DJIA: 34,451.23, down 113.36
S&P 500: 4,392.59, down 54.00
Nasdaq: 13,351.08, down 292.51
Stocks slide, yields climb higher
U.S. stocks finished lower on Thursday as investors digested a slew of earnings reports and economic data ahead of the long holiday weekend. Additionally, a monthly options expiration estimated to eclipse $2 trillion was cited as a factor increasing volatility. The S&P 500 fell 1.2% to end 2.1% lower for the week, while the tech-heavy Nasdaq Composite dropped 2.1%, bringing its four-session slide to 2.6%. Both benchmarks weathered their second straight weekly drawdown. The Dow lost 113 points for its third consecutive weekly decline (-0.8%).
In earnings, shares of Morgan Stanley and Citigroup Inc. each advanced on strength in their trading operations. In other corporate news, Tesla Inc. CEO Elon Musk offered to take Twitter Inc. private.
Meanwhile, a reprieve in the back-up in Treasury yields proved to be short-lived as remarks from a key Federal Reserve (Fed) leader reignited focus on the central bank’s plans for aggressive monetary policy tightening. New York Fed President John Williams stated that raising interest rates in 0.50% intervals was a “reasonable option.” The yield on the 10-year note spiked 14 basis points (0.14%) to 2.83%, the highest level since December 2018. Elsewhere, 30-year fixed mortgage rates surged to 5% for the first time since early 2011, according to Freddie Mac.

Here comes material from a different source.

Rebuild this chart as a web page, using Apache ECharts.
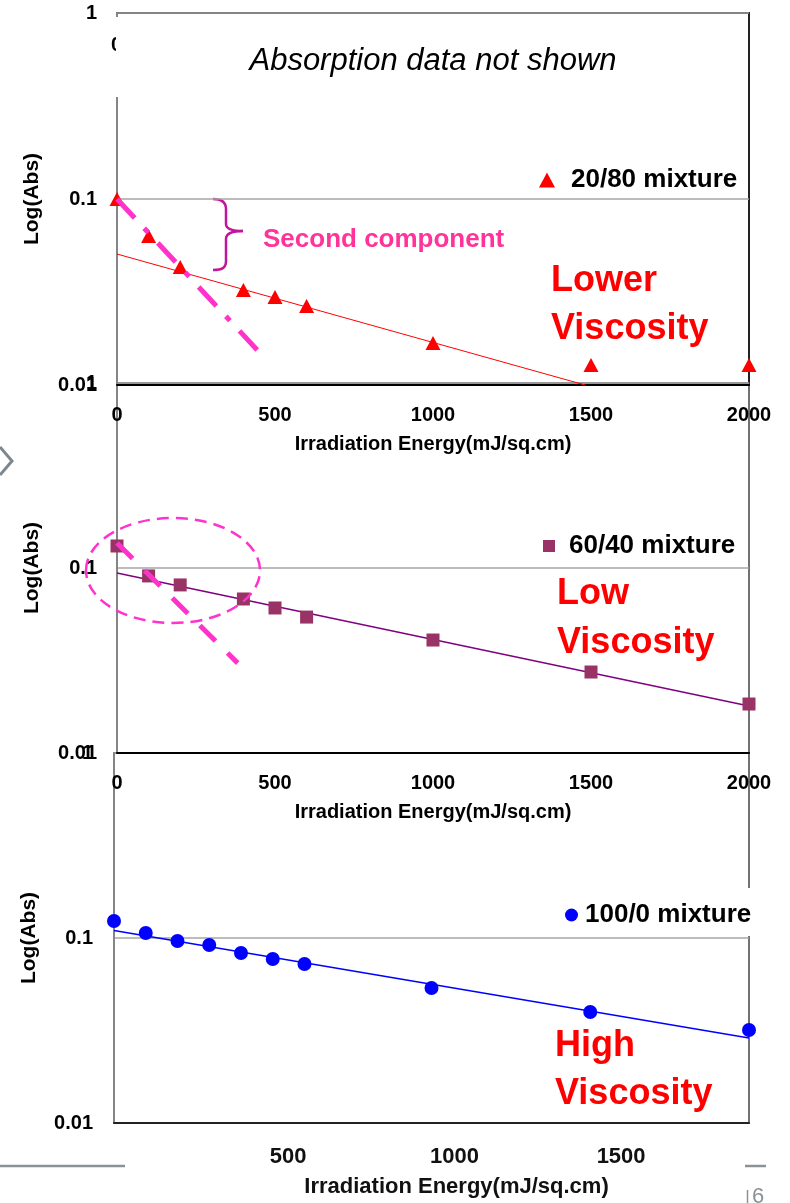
<!DOCTYPE html>
<html>
<head>
<meta charset="utf-8">
<script src="https://cdn.jsdelivr.net/npm/echarts@6/dist/echarts.min.js"></script>
<style>
  html, body { margin: 0; padding: 0; background: #ffffff; }
  #chart { width: 790px; height: 1203px; }
</style>
</head>
<body>
<div id="chart"></div>
<script>
// Irradiation energy (mJ/sq.cm) of each measurement
const energyA = [0, 100, 200, 400, 500, 600, 1000, 1500, 2000];
const energyC = [0, 100, 200, 300, 400, 500, 600, 1000, 1500, 2000];

// Absorbance per mixture
const abs2080 = [0.100, 0.0633, 0.0431, 0.0324, 0.0297, 0.0266, 0.0168, 0.0128, 0.0128];
const abs6040 = [0.1315, 0.0906, 0.0810, 0.0680, 0.0608, 0.0543, 0.0408, 0.0274, 0.0184];
const abs1000 = [0.1236, 0.1064, 0.0963, 0.0917, 0.0830, 0.0770, 0.0724, 0.0537, 0.0398, 0.0318];

// Fitted slow-decay lines, [energy, absorbance] end points
const fit2080 = [[0, 0.0506], [1481, 0.01]];
const fit6040 = [[0, 0.0940], [2000, 0.01795]];
const fit1000 = [[0, 0.1098], [2000, 0.0288]];

// Fast second-component decay
const second2080 = [[0, 0.100], [452, 0.0149]];
const second6040 = [[0, 0.1365], [382, 0.0306]];

// Tick labels
const xTicksBottom = [500, 1000, 1500];
const seriesNames = ['20/80 mixture', '60/40 mixture', '100/0 mixture'];

const font = "'Liberation Sans', Arial, Helvetica, sans-serif";
const bold = (size, color) => ({ fontFamily: font, fontWeight: 'bold', fontSize: size, color: color || '#000' });
const pair = (xs, ys) => xs.map((x, k) => [x, ys[k]]);
const plain = v => String(v);

const grids = [
  { left: 117, top: 13,  width: 632, height: 372, borderColor: '#222', borderWidth: 2 },
  { left: 117, top: 383, width: 632, height: 370, borderColor: '#444', borderWidth: 1.5 },
  { left: 114, top: 753, width: 635, height: 370, borderColor: '#444', borderWidth: 1.5 }
].map(g => Object.assign(g, { show: true, backgroundColor: 'transparent' }));

function yAxis(i, margin) {
  return {
    type: 'log', gridIndex: i, min: 0.01, max: 1, logBase: 10,
    name: 'Log(Abs)', nameLocation: 'middle', nameGap: 74, nameRotate: 90,
    nameTextStyle: bold(21),
    axisLine: { show: true, onZero: false, lineStyle: { color: '#858585', width: 2 } },
    axisTick: { show: false },
    axisLabel: Object.assign({ margin: margin, formatter: v => String(parseFloat(v.toPrecision(3))) }, bold(20)),
    splitLine: { show: true, lineStyle: { color: '#a6a6a6', width: 1.5 } }
  };
}

function xAxis(i) {
  return {
    type: 'value', gridIndex: i, min: 0, max: 2000, interval: 500, position: 'bottom',
    name: 'Irradiation Energy(mJ/sq.cm)', nameLocation: 'middle', nameGap: 49,
    nameTextStyle: bold(20),
    axisLine: { onZero: false, lineStyle: { color: '#000', width: 2 } },
    axisTick: { show: false },
    axisLabel: Object.assign({ margin: 20, showMaxLabel: true, showMinLabel: true, formatter: plain }, bold(20)),
    splitLine: { show: false }
  };
}

const option = {
  animation: false,
  backgroundColor: '#ffffff',
  grid: grids,
  xAxis: [
    xAxis(0),
    xAxis(1),
    // data scale of the lowest panel
    { type: 'value', gridIndex: 2, min: 0, max: 2000, position: 'bottom', show: false },
    // printed scale of the lowest panel
    {
      type: 'value', gridIndex: 2, min: -22.5, max: 1884, position: 'bottom',
      name: 'Irradiation Energy(mJ/sq.cm)', nameLocation: 'middle', nameGap: 53,
      nameTextStyle: Object.assign({ padding: [0, 0, 0, 50] }, bold(22, '#111')),
      axisLine: { onZero: false, lineStyle: { color: '#222', width: 2 } },
      axisTick: { show: false },
      axisLabel: Object.assign({ margin: 23, customValues: xTicksBottom, formatter: plain }, bold(22, '#111')),
      splitLine: { show: false }
    }
  ],
  yAxis: [yAxis(0, 20), yAxis(1, 20), yAxis(2, 21)],
  legend: [
    {
      data: [{ name: seriesNames[0], icon: 'triangle' }], selectedMode: false,
      left: 539, top: 167, padding: 0, itemWidth: 16, itemHeight: 15,
      textStyle: Object.assign({ padding: [0, 0, 0, 11] }, bold(26))
    },
    {
      data: [{ name: seriesNames[1], icon: 'rect' }], selectedMode: false,
      left: 543, top: 533, padding: 0, itemWidth: 12, itemHeight: 12,
      textStyle: Object.assign({ padding: [0, 0, 0, 9] }, bold(26))
    },
    {
      data: [{ name: seriesNames[2], icon: 'circle' }], selectedMode: false,
      left: 561, top: 888, padding: [14, 4, 8, 4], itemWidth: 13, itemHeight: 13,
      backgroundColor: '#ffffff',
      textStyle: Object.assign({ padding: [0, 0, 0, 2] }, bold(26))
    }
  ],
  series: [
    // 20/80 mixture
    { type: 'line', xAxisIndex: 0, yAxisIndex: 0, data: fit2080, symbol: 'none', silent: true,
      lineStyle: { color: '#ff0000', width: 1 }, z: 2 },
    { type: 'scatter', name: seriesNames[0], xAxisIndex: 0, yAxisIndex: 0, data: pair(energyA, abs2080),
      symbol: 'triangle', symbolSize: [15, 14], itemStyle: { color: '#ff0000', opacity: 1 }, z: 3 },
    { type: 'line', xAxisIndex: 0, yAxisIndex: 0, data: second2080, symbol: 'none', silent: true,
      lineStyle: { color: '#ff33cc', width: 5, type: [26, 14, 6, 14], cap: 'butt' }, z: 5 },

    // 60/40 mixture
    { type: 'line', xAxisIndex: 1, yAxisIndex: 1, data: fit6040, symbol: 'none', silent: true,
      lineStyle: { color: '#800080', width: 1.5 }, z: 2 },
    { type: 'scatter', name: seriesNames[1], xAxisIndex: 1, yAxisIndex: 1, data: pair(energyA, abs6040),
      symbol: 'rect', symbolSize: 13, itemStyle: { color: '#993366', opacity: 1 }, z: 3 },
    { type: 'line', xAxisIndex: 1, yAxisIndex: 1, data: second6040, symbol: 'none', silent: true,
      lineStyle: { color: '#ff33cc', width: 5, type: [22, 17], cap: 'butt' }, z: 5 },

    // 100/0 mixture
    { type: 'line', xAxisIndex: 2, yAxisIndex: 2, data: fit1000, symbol: 'none', silent: true,
      lineStyle: { color: '#0000ff', width: 1.5 }, z: 2 },
    { type: 'scatter', name: seriesNames[2], xAxisIndex: 2, yAxisIndex: 2, data: pair(energyC, abs1000),
      symbol: 'circle', symbolSize: 14, itemStyle: { color: '#0000ff', opacity: 1 }, z: 3 }
  ],
  graphic: [
    // partly hidden tick glyph under the note box
    { type: 'text', left: 111, top: 35, z: 40, style: { text: '0', font: 'bold 20px ' + font, fill: '#000' } },
    // note box over the upper panel
    { type: 'rect', shape: { x: 116, y: 17, width: 631, height: 80 }, style: { fill: '#ffffff' }, z: 50 },
    { type: 'text', x: 433, y: 61, z: 51,
      style: { text: 'Absorption data not shown', font: 'italic 31px ' + font, fill: '#000', align: 'center', verticalAlign: 'middle' } },

    // brace marking the second component
    { type: 'group', z: 10, children: [
      { type: 'bezierCurve', shape: { x1: 213, y1: 199, cpx1: 222, cpy1: 199, cpx2: 226, cpy2: 202, x2: 226, y2: 209 },
        style: { stroke: '#c0169c', lineWidth: 2.5, fill: null } },
      { type: 'line', shape: { x1: 226, y1: 209, x2: 226, y2: 224 }, style: { stroke: '#c0169c', lineWidth: 2.5 } },
      { type: 'bezierCurve', shape: { x1: 226, y1: 224, cpx1: 226, cpy1: 229, cpx2: 232, cpy2: 231, x2: 243, y2: 231 },
        style: { stroke: '#c0169c', lineWidth: 2.5, fill: null } },
      { type: 'bezierCurve', shape: { x1: 243, y1: 231, cpx1: 232, cpy1: 231, cpx2: 226, cpy2: 233, x2: 226, y2: 239 },
        style: { stroke: '#c0169c', lineWidth: 2.5, fill: null } },
      { type: 'line', shape: { x1: 226, y1: 239, x2: 226, y2: 261 }, style: { stroke: '#c0169c', lineWidth: 2.5 } },
      { type: 'bezierCurve', shape: { x1: 226, y1: 261, cpx1: 226, cpy1: 268, cpx2: 222, cpy2: 270, x2: 213, y2: 270 },
        style: { stroke: '#c0169c', lineWidth: 2.5, fill: null } }
    ] },
    { type: 'text', x: 263, y: 240, z: 10,
      style: { text: 'Second component', font: 'bold 26px ' + font, fill: '#ff3399', verticalAlign: 'middle' } },

    // circled fast-decay region in the middle panel
    { type: 'ellipse', shape: { cx: 173, cy: 570.5, rx: 87, ry: 52.5 }, z: 10,
      style: { fill: null, stroke: '#ff33cc', lineWidth: 2.5, lineDash: [12, 7] } },

    // viscosity notes
    { type: 'text', x: 551, y: 257, z: 10,
      style: { text: 'Lower\nViscosity', font: 'bold 36px ' + font, lineHeight: 48, fill: '#ff0000' } },
    { type: 'text', x: 557, y: 570, z: 10,
      style: { text: 'Low\nViscosity', font: 'bold 36px ' + font, lineHeight: 48.5, fill: '#ff0000' } },
    { type: 'text', x: 555, y: 1022, z: 10,
      style: { text: 'High\nViscosity', font: 'bold 36px ' + font, lineHeight: 48, fill: '#ff0000' } },

    // slide frame pieces
    { type: 'polyline', shape: { points: [[0, 447], [12, 461], [0, 475]] }, z: 10,
      style: { stroke: '#7f878e', lineWidth: 3, fill: null } },
    { type: 'line', shape: { x1: 0, y1: 1166, x2: 125, y2: 1166 }, z: 10, style: { stroke: '#8a9298', lineWidth: 2.5 } },
    { type: 'line', shape: { x1: 745, y1: 1166, x2: 766, y2: 1166 }, z: 10, style: { stroke: '#8a9298', lineWidth: 2.5 } },
    { type: 'line', shape: { x1: 747.5, y1: 1190, x2: 747.5, y2: 1203 }, z: 10, style: { stroke: '#8a9298', lineWidth: 1.5 } },
    { type: 'text', x: 752, y: 1186, z: 10, style: { text: '6', font: '22px ' + font, fill: '#8a9298' } }
  ]
};

const chart = echarts.init(document.getElementById('chart'), null, { renderer: 'canvas' });
chart.setOption(option);
</script>
</body>
</html>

On the data front, retail sales rose a smaller-than-anticipated 0.5% in March, though February’s reading was upwardly revised. Separately, weekly initial jobless claims came in at 185,000, still low by historical standards and underscoring a tight labor market. Additionally, a preliminary reading of consumer sentiment from the University of Michigan unexpectedly rebounded in April from the lowest point since August 2011.